One thing prosecutors have not provided is the entire recording of Smith’s statement after he was arrested. In the excerpts Shah did receive, Smith appears to defend their business dealings, saying he believed the coaching services had value and that some of their customers did earn money.

Shah’s attorneys have asked the judge to order prosecutors to provide Smith’s whole statement. Shah and Smith have been ordered not to contact each other as a condition of their release before trial.

But Shah also wants to block prosecutors from using the statement she made after her arrest, arguing her waiver of her rights was coerced. “Because I was not getting answers to my questions,” Shah said, “I believed that the only way I was finally going to get an answer was to sign the paper and waive my rights.”

The strange anonymous phone call, the unexpected contact from a New York detective, his misleading statements to Shah and other factors “came together to put her in a vulnerable emotional state,” her attorneys argue, “worried for herself, her husband, and about a potentially violent felon tracking her down across multiple states.”

Attorneys say search warrants were based on police ‘misrepresentation’

Shah’s defense team also argues Shah wasn’t the only one who Bastos, the detective, lied to.

Her attorneys claim that some of the evidence from Shah’s phone and email account was uncovered in searches that were authorized based on police statements that were inaccurate or incomplete.

In requesting the search warrants, Bastos didn’t mention that customers in the telemarketing operation “were explicitly told that no earnings promises were being made,” or that some of them did, in fact, make money, Shah’s attorneys wrote. Instead, Bastos wrote that “none” of the victims earned what they were promised, and at one point stated that they didn’t earn “any” of the promised return on their investments.

The search warrant request also identifies Shah as “operator” of two companies that allegedly did business with the telemarketing “sales floors” — but her attorneys say she was “middle management” of one, and was not even an employee of the other.

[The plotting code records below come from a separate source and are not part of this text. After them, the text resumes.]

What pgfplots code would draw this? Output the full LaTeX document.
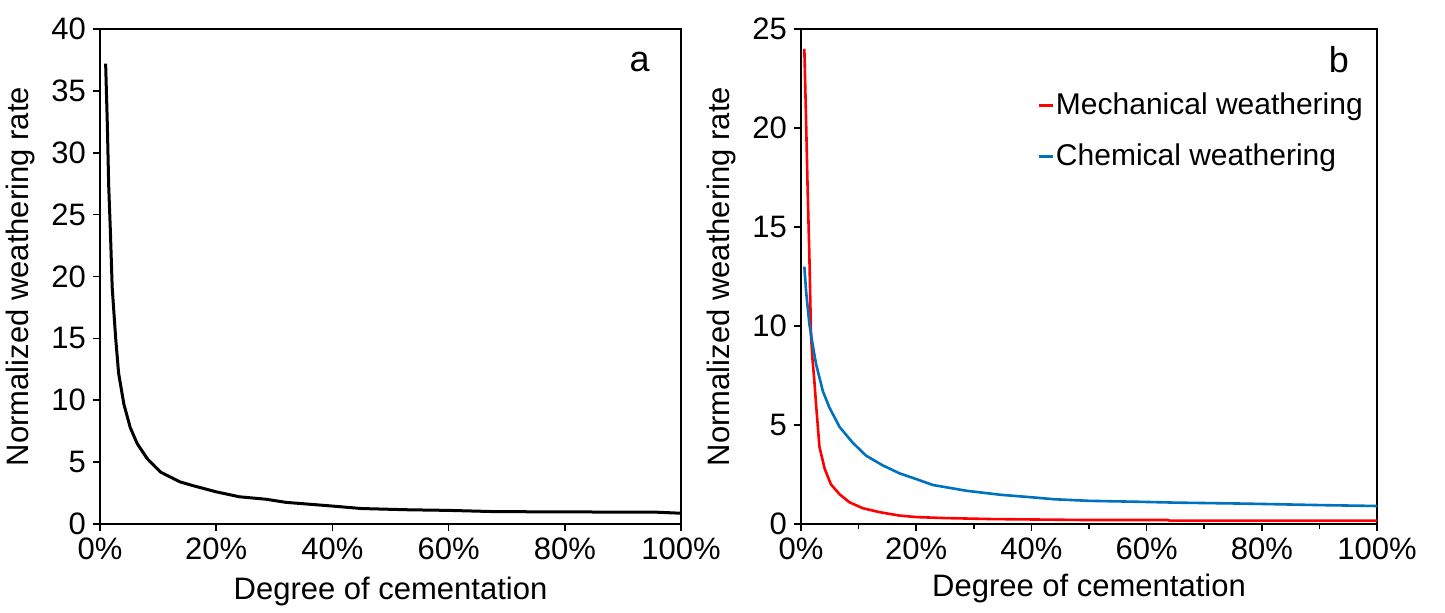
\documentclass[border=0pt]{standalone}
\usepackage{pgfplots}
\pgfplotsset{compat=1.18}
\usepackage{fontspec}
\setmainfont{Liberation Sans}

\definecolor{mechred}{RGB}{255,0,0}
\definecolor{chemblue}{RGB}{0,112,192}

\pgfplotsset{
  panel/.style={
    scale only axis,
    height=247.5pt,
    xmin=0, xmax=100,
    xtick={0,20,...,100},
    xticklabel={\pgfmathprintnumber{\tick}\%},
    tick align=outside,
    xtick pos=bottom, ytick pos=left,
    major tick length=3.5pt,
    minor tick length=2.5pt,
    axis line style={line width=0.8pt},
    every tick/.style={black, line width=0.8pt},
    /pgf/number format/assume math mode=true,
    tick label style={font=\fontsize{15.5}{18}\selectfont},
    label style={font=\fontsize{15.5}{18}\selectfont},
    xlabel={Degree of cementation},
    ylabel={Normalized weathering rate},
    ylabel style={at={(axis description cs:-0.1,0.5)}, anchor=south},
  },
}

\begin{document}
\begin{tikzpicture}
\useasboundingbox (-50pt,-44pt) rectangle (672.5pt,262pt);

% panel a
\begin{axis}[panel,
  at={(0pt,0pt)}, anchor=south west,
  width=290.5pt,
  ymin=0, ymax=40, ytick={0,5,...,40},
  xlabel style={at={(axis description cs:0.5,-0.1535)}, anchor=base},
]
\addplot[black, line width=1.5pt] coordinates {
  (0.97,37.2) (1.25,32.5) (1.5,27.3) (1.8,23.5) (2.1,19.1) (2.7,15.0)
  (3.2,12.2) (4.1,9.7) (5.2,7.8) (6.4,6.5) (8.1,5.3) (10.4,4.2)
  (13.8,3.4) (16,3.1) (20,2.6) (24,2.2) (28.6,2.0) (32,1.75)
  (40,1.45) (45,1.25) (53,1.15) (60,1.1) (68,1.0) (96,0.95) (100,0.87)
};
\node[anchor=base, font=\fontsize{18}{21}\selectfont] at (rel axis cs:0.929,0.915) {a};
\end{axis}

% panel b
\begin{axis}[panel,
  at={(350.5pt,0pt)}, anchor=south west,
  width=288pt,
  ymin=0, ymax=25, ytick={0,5,...,25},
  minor x tick num=1,
  xlabel style={at={(axis description cs:0.5,-0.147)}, anchor=base},
  legend style={at={(rel axis cs:0.4097,0.871)}, anchor=north west,
    draw=none, fill=none, inner sep=0pt, row sep=13pt, column sep=1pt,
    font=\fontsize{15}{18}\selectfont, nodes={inner sep=0pt}},
  legend cell align=left,
  legend image code/.code={\draw[#1] (0pt,0pt) -- (7pt,0pt);},
]
\addplot[mechred, line width=1.3pt] coordinates {
  (0.58,24.0) (0.87,20.5) (1.16,16.8) (1.45,13.6) (1.74,9.5) (2.0,8.3)
  (2.3,7.3) (2.6,6.1) (3.2,3.9) (4.1,2.8) (5.2,2.0) (6.7,1.5) (8.4,1.1)
  (10.7,0.8) (13.6,0.6) (17,0.43) (20,0.35) (25,0.3) (33,0.25) (50,0.2)
  (63.7,0.2) (64,0.17) (100,0.17)
};
\addlegendentry{Mechanical weathering}
\addplot[chemblue, line width=1.3pt] coordinates {
  (0.58,13.0) (0.87,11.8) (1.45,10.1) (2.0,9.1) (2.6,8.1) (3.8,6.7)
  (4.9,5.9) (6.7,4.9) (9.0,4.1) (11.3,3.45) (14.2,2.96) (17.1,2.56)
  (20,2.27) (22.9,1.97) (28.7,1.68) (34.5,1.48) (40,1.35) (44,1.25)
  (50,1.17) (59,1.12) (65,1.08) (77,1.03) (91,0.95) (100,0.91)
};
\addlegendentry{Chemical weathering}
\node[anchor=base, font=\fontsize{18}{21}\selectfont] at (rel axis cs:0.934,0.913) {b};
\end{axis}
\end{tikzpicture}
\end{document}
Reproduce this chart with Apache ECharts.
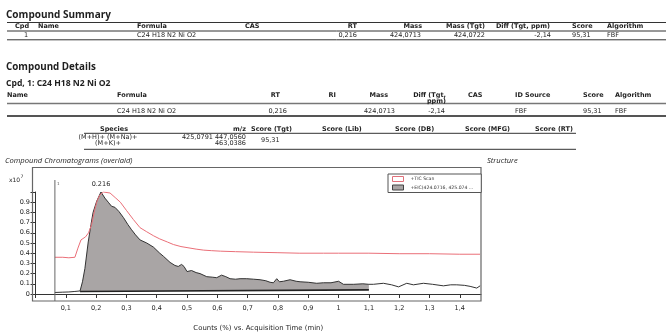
<!DOCTYPE html>
<html>
<head>
<meta charset="utf-8">
<script src="https://cdn.jsdelivr.net/npm/echarts@6/dist/echarts.min.js"></script>
<style>
  html, body { margin: 0; padding: 0; background: #fff; }
  #c { width: 668px; height: 333px; }
</style>
</head>
<body>
<div id="c"></div>
<script>
const FONT = '"DejaVu Sans", Verdana, sans-serif';
const TITLE_FONT = '"Open Sans", "Noto Sans", sans-serif';

// ---- Compound summary table ----
const summaryHeaders = ['Cpd', 'Name', 'Formula', 'CAS', 'RT', 'Mass', 'Mass (Tgt)', 'Diff (Tgt, ppm)', 'Score', 'Algorithm'];
const summaryRow     = ['1', '', 'C24 H18 N2 Ni O2', '', '0,216', '424,0713', '424,0722', '-2,14', '95,31', 'FBF'];

// ---- Compound details table ----
const detailHeaders = ['Name', 'Formula', 'RT', 'RI', 'Mass', 'Diff (Tgt,\nppm)', 'CAS', 'ID Source', 'Score', 'Algorithm'];
const detailRow     = ['', 'C24 H18 N2 Ni O2', '0,216', '', '424,0713', '-2,14', '', 'FBF', '95,31', 'FBF'];

// ---- Species table ----
const speciesHeaders = ['Species', 'm/z', 'Score (Tgt)', 'Score (Lib)', 'Score (DB)', 'Score (MFG)', 'Score (RT)'];
const speciesRow     = ['(M+H)+ (M+Na)+\n(M+K)+', '425,0791 447,0560\n463,0386', '95,31', '', '', '', ''];

// ---- Chromatograms: [acquisition time (min), counts (x10^7)] ----
const ticScan = [
  [0.064, 0.36], [0.09, 0.36], [0.11, 0.355], [0.13, 0.36], [0.14, 0.45], [0.15, 0.53],
  [0.165, 0.56], [0.175, 0.60], [0.185, 0.68], [0.195, 0.82], [0.203, 0.91], [0.212, 0.97],
  [0.224, 1.0], [0.246, 0.99], [0.265, 0.94], [0.28, 0.90], [0.30, 0.82], [0.323, 0.73],
  [0.345, 0.65], [0.367, 0.61], [0.39, 0.57], [0.41, 0.54], [0.435, 0.51], [0.455, 0.485],
  [0.48, 0.465], [0.50, 0.455], [0.53, 0.44], [0.555, 0.43], [0.58, 0.425], [0.61, 0.42],
  [0.66, 0.415], [0.72, 0.41], [0.80, 0.405], [0.87, 0.40], [0.95, 0.40], [1.0, 0.40],
  [1.1, 0.40], [1.2, 0.395], [1.3, 0.395], [1.4, 0.39], [1.467, 0.39]
];
const eic = [
  [0.064, 0.015], [0.09, 0.018], [0.11, 0.02], [0.13, 0.025], [0.147, 0.03], [0.155, 0.12],
  [0.163, 0.25], [0.174, 0.51], [0.183, 0.68], [0.19, 0.80], [0.202, 0.91], [0.216, 1.0],
  [0.229, 0.94], [0.24, 0.90], [0.251, 0.86], [0.262, 0.85], [0.275, 0.81], [0.29, 0.75],
  [0.305, 0.68], [0.317, 0.63], [0.33, 0.58], [0.345, 0.53], [0.367, 0.50], [0.389, 0.46],
  [0.41, 0.40], [0.422, 0.37], [0.444, 0.31], [0.46, 0.28], [0.471, 0.27], [0.482, 0.29],
  [0.49, 0.27], [0.50, 0.22], [0.515, 0.23], [0.53, 0.21], [0.543, 0.20], [0.565, 0.17],
  [0.583, 0.165], [0.598, 0.16], [0.614, 0.185], [0.628, 0.17], [0.642, 0.15], [0.66, 0.145],
  [0.675, 0.15], [0.697, 0.15], [0.72, 0.145], [0.741, 0.14], [0.76, 0.13], [0.774, 0.115],
  [0.785, 0.11], [0.796, 0.15], [0.805, 0.12], [0.818, 0.125], [0.84, 0.14], [0.86, 0.125],
  [0.873, 0.12], [0.90, 0.115], [0.928, 0.105], [0.95, 0.11], [0.975, 0.11], [1.0, 0.125],
  [1.016, 0.095], [1.05, 0.095], [1.08, 0.10], [1.1, 0.095], [1.115, 0.095], [1.148, 0.105],
  [1.175, 0.09], [1.198, 0.07], [1.225, 0.105], [1.247, 0.09], [1.28, 0.105], [1.31, 0.095],
  [1.346, 0.08], [1.37, 0.09], [1.39, 0.09], [1.415, 0.085], [1.434, 0.075], [1.456, 0.058],
  [1.467, 0.08]
];
// integrated peak region and its baseline
const peakStart = 0.147;
const peakEnd = 1.1;
const integrationBaseline = [[0.147, 0.025], [1.1, 0.04]];

const ticName = '+TIC Scan';
const eicName = '+EIC(424.0716, 425.074 ...';

// ---- layout helpers ----
const TXT = '#1e1e1e';
function txt(x, y, text, opt) {
  opt = opt || {};
  return {
    type: 'text', x: x, y: y, z: 50, silent: true,
    style: {
      text: text,
      fontFamily: opt.family || FONT,
      fontSize: opt.size || 6.5,
      fontWeight: opt.bold ? 'bold' : 'normal',
      fontStyle: opt.italic ? 'italic' : 'normal',
      fill: opt.color || TXT,
      align: opt.align || 'left',
      verticalAlign: 'middle',
      lineHeight: opt.lh || 7
    }
  };
}
function rule(x1, x2, y, w, color) {
  return { type: 'line', z: 40, silent: true,
    shape: { x1: x1, y1: y, x2: x2, y2: y },
    style: { stroke: color || '#444', lineWidth: w || 1 } };
}

// column placements: [x, align]
const summaryCols = [[15, 'left'], [38, 'left'], [137, 'left'], [245, 'left'], [357, 'right'],
  [422, 'right'], [485, 'right'], [550, 'right'], [572, 'left'], [607, 'left']];
const summaryRowCols = [[24, 'left'], [38, 'left'], [137, 'left'], [245, 'left'], [357, 'right'],
  [421, 'right'], [485, 'right'], [551, 'right'], [572, 'left'], [607, 'left']];
const detailCols = [[7, 'left'], [117, 'left'], [280, 'right'], [336, 'right'], [388, 'right'],
  [446, 'right'], [468, 'left'], [515, 'left'], [583, 'left'], [615, 'left']];
const detailRowCols = [[7, 'left'], [117, 'left'], [287, 'right'], [336, 'right'], [395, 'right'],
  [445, 'right'], [468, 'left'], [515, 'left'], [583, 'left'], [615, 'left']];
const speciesCols = [[114, 'center'], [246, 'right'], [251, 'left'], [322, 'left'], [395, 'left'], [465, 'left'], [535, 'left']];
const speciesRowCols = [[108, 'center'], [246, 'right'], [261, 'left'], [322, 'left'], [395, 'left'], [465, 'left'], [535, 'left']];

const graphics = [];
// Compound Summary
graphics.push(txt(6, 15, 'Compound Summary', { size: 10, bold: true, family: TITLE_FONT }));
graphics.push(rule(7, 666, 22.5, 1.2, '#333'));
summaryHeaders.forEach((h, i) => graphics.push(txt(summaryCols[i][0], 26.8, h, { bold: true, align: summaryCols[i][1] })));
graphics.push(rule(7, 666, 31, 1, '#333'));
summaryRow.forEach((v, i) => v && graphics.push(txt(summaryRowCols[i][0], 35.2, v, { align: summaryRowCols[i][1] })));
graphics.push(rule(7, 666, 39.8, 1, '#333'));

// Compound Details
graphics.push(txt(6, 67.5, 'Compound Details', { size: 9.8, bold: true, family: TITLE_FONT }));
graphics.push(txt(6, 83.5, 'Cpd, 1: C24 H18 N2 Ni O2', { size: 8.6, bold: true, family: TITLE_FONT }));
detailHeaders.forEach((h, i) => {
  const two = h.indexOf('\n') >= 0;
  graphics.push(txt(detailCols[i][0], two ? 98.5 : 95.7, h, { bold: true, align: detailCols[i][1], lh: 6 }));
});
graphics.push(rule(7, 666, 103.5, 1.6, '#777'));
detailRow.forEach((v, i) => v && graphics.push(txt(detailRowCols[i][0], 111, v, { align: detailRowCols[i][1] })));
graphics.push(rule(7, 666, 116, 2, '#555'));

// Species
speciesHeaders.forEach((h, i) => graphics.push(txt(speciesCols[i][0], 129.3, h, { bold: true, align: speciesCols[i][1] })));
graphics.push(rule(84, 576, 133.3, 1, '#333'));
speciesRow.forEach((v, i) => v && graphics.push(txt(speciesRowCols[i][0], 140.3, v, { align: speciesRowCols[i][1], lh: 6.6 })));
graphics.push(rule(84, 576, 149.3, 1, '#333'));

// chart captions
graphics.push(txt(5, 160.5, 'Compound Chromatograms (overlaid)', { size: 7.6, italic: true, family: TITLE_FONT }));
graphics.push(txt(487, 161, 'Structure', { size: 7.6, italic: true, family: TITLE_FONT }));
graphics.push(txt(9, 180.5, 'x10', { size: 6 }));
graphics.push(txt(20.5, 177, '7', { size: 4.5 }));

// plot frame
graphics.push({ type: 'rect', z: 1, silent: true,
  shape: { x: 32.5, y: 167.5, width: 448.5, height: 133.5 },
  style: { fill: 'none', stroke: '#666', lineWidth: 1.2 } });

const fmtX = v => String(Math.round(v * 10) / 10).replace('.', ',');
const maxEic = Math.max.apply(null, eic.map(p => p[1]));

const eicArea = eic.filter(p => p[0] >= peakStart && p[0] <= peakEnd);
const eicLine = eic.map(p => p[1] === maxEic
  ? { value: p, label: { show: true, position: 'top', distance: 4, formatter: p[0].toFixed(3),
      fontSize: 6.5, fontFamily: FONT, color: TXT } }
  : p);

const chart = echarts.init(document.getElementById('c'), null, { renderer: 'canvas' });
chart.setOption({
  animation: false,
  backgroundColor: '#fff',
  textStyle: { fontFamily: FONT },
  grid: { left: 35.5, right: 187, top: 192, bottom: 37, containLabel: false },
  legend: {
    orient: 'vertical', left: 388, top: 174,
    padding: [2, 8, 2, 4], itemGap: 2.5, itemWidth: 11, itemHeight: 5,
    borderColor: '#555', borderWidth: 1, backgroundColor: '#fff',
    icon: 'rect', selectedMode: false,
    textStyle: { fontSize: 4.6, color: '#333', fontFamily: FONT, padding: [0, 0, 0, 2] },
    data: [
      { name: ticName, itemStyle: { color: '#fff', borderColor: '#e0707a', borderWidth: 1 } },
      { name: eicName, itemStyle: { color: '#a9a5a5', borderColor: '#444', borderWidth: 1 } }
    ]
  },
  xAxis: {
    type: 'value', min: 0, max: 1.47, interval: 0.1, offset: 7,
    axisLine: { lineStyle: { color: '#333', width: 1 } },
    axisTick: { length: 4, lineStyle: { color: '#333' } },
    axisLabel: { fontSize: 6.5, color: TXT, margin: 4, showMaxLabel: false,
      formatter: v => (v === 0 || Math.abs(v * 10 - Math.round(v * 10)) > 1e-6) ? '' : fmtX(v) },
    splitLine: { show: false },
    name: 'Counts (%) vs. Acquisition Time (min)', nameLocation: 'middle', nameGap: 24,
    nameTextStyle: { fontSize: 6.9, color: TXT }
  },
  yAxis: {
    type: 'value', min: 0, max: 1, interval: 0.1, offset: 3.5,
    axisLine: { show: true, lineStyle: { color: '#333', width: 1 } },
    axisTick: { show: true, inside: false, length: 5, lineStyle: { color: '#333' } },
    axisLabel: { fontSize: 6.5, color: TXT, margin: 2,
      formatter: v => v >= 1 ? '' : String(Math.round(v * 10) / 10) },
    splitLine: { show: false }
  },
  series: [
    { name: eicName, type: 'line', data: eicArea, showSymbol: false, silent: true, z: 2,
      lineStyle: { width: 0, color: '#a9a5a5' }, itemStyle: { color: '#a9a5a5' },
      areaStyle: { color: '#a9a5a5', opacity: 1 } },
    { name: 'integration baseline', type: 'line', data: integrationBaseline, showSymbol: false, silent: true, z: 3,
      lineStyle: { width: 1.6, color: '#222' }, areaStyle: { color: '#fff', opacity: 1 } },
    { name: 'EIC trace', type: 'line', data: eicLine, showSymbol: true, symbolSize: 0, silent: true, z: 4,
      lineStyle: { width: 1, color: '#333' }, itemStyle: { color: '#333' } },
    { name: ticName, type: 'line', data: ticScan, showSymbol: false, silent: true, z: 5,
      lineStyle: { width: 1, color: '#ea6f78' }, itemStyle: { color: '#ea6f78' } }
  ],
  graphic: graphics
});

// scan-start marker drawn through the x scale
const sx = chart.convertToPixel({ gridIndex: 0 }, [ticScan[0][0], 0])[0];
graphics.push({ type: 'line', z: 30, silent: true,
  shape: { x1: sx, y1: 180, x2: sx, y2: 301 }, style: { stroke: '#666', lineWidth: 1 } });
graphics.push(txt(sx + 2, 184, '1', { size: 4, color: '#555' }));
chart.setOption({ graphic: graphics });
</script>
</body>
</html>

By describing Shah as “operator” of the two companies, Bastos falsely inflated Shah’s involvement with the alleged telemarketing scheme, her attorneys argue.

Shah and Smith both have pleaded not guilty to the charges. A judge ordered Shah to sign a $1 million personal bond, secured by $250,000 in cash or property — and to have it co-signed by two “financially responsible” people — to remain free during court proceedings.

Shah listed no financial assets in a report to the court; she was renting the Park City home she lived in during filming of Season 1 of “RHOSLC” and, according to her attorneys, she does not own other homes. But prosecutors have said that since 2017, Shah and Smith have incorporated “multiple shell companies” for the proceeds of the telemarketing schemes, one of which “received no less than $5 million in crime proceeds.”

Prosecutor Kiersten A. Fletcher said there have “a large number of cash withdrawals” from those companies, and the government does not know where that money is.

Staff from the New York Police Department and the U.S. Attorney’s Office for the Southern District of New York did not immediately respond to The Salt Lake Tribune’s Tuesday requests for comment.